- Center Road – Tittabawassee River Bridge
- U.S. National Register of Historic Places
- Interactive map
- Location: Center Rd. over Tittabawassee River, James Township, Michigan
- Coordinates: 43°23′37″N 84°00′54″W﻿ / ﻿43.39361°N 84.01500°W
- Area: less than one acre
- Built: 1927
- Built by: Willits Brothers Construction Co.
- Architect: Michigan State Highway Department
- Architectural style: Steel Stringer Bridge
- Demolished: November 2009
- MPS: Highway Bridges of Michigan MPS
- NRHP reference No.: 99001458
- Added to NRHP: November 30, 1999

= Center Road – Tittabawassee River Bridge =

The Center Road – Tittabawassee River Bridge was a bridge carrying Center Road over the Tittabawassee River in James Township, Michigan. It was listed on the National Register of Historic Places in 1999.

==History==
In 1926, the Michigan State Highway Department designed this bridge located on the Tittabawassee River.

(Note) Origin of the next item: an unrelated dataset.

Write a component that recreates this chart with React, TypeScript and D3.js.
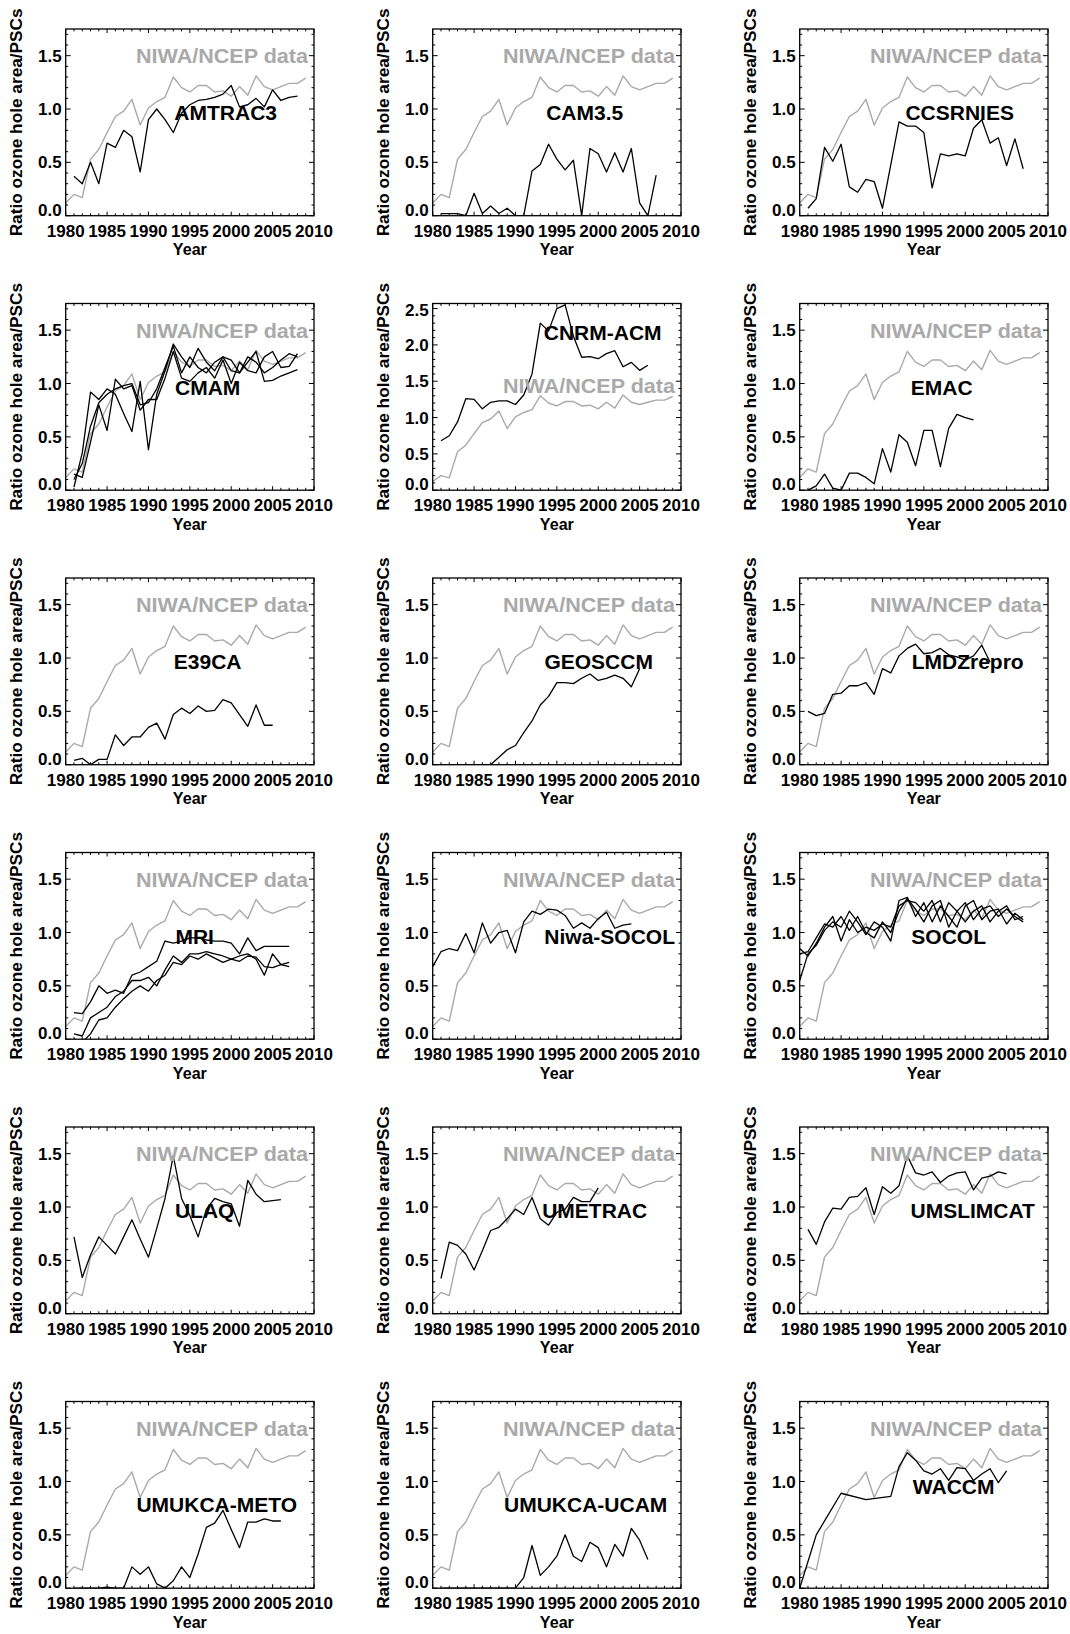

The department contracted with Willits Brothers Construction Co. of Bay City. Willits completed the bridge in 1927, using a steel superstructure constructed by the American Bridge Company. The bridge functioned in place until the 21st century. Although the bridge was still functional, the bridge was demolished in November 2009.

==Description==
The Center Road Bridge was a multiple-span bridge constructed of concrete and steel. The bridge had five steel stringer spans, each 65 feet long. Each span contained nine lines of rolled I-beams supported by concrete abutments and piers. The outside webs of the spandrel stringers were encased in concrete. Atop the stringers was a concrete deck with standard concrete guardrails on each side, having classical fluted balusters and paneled bulkheads.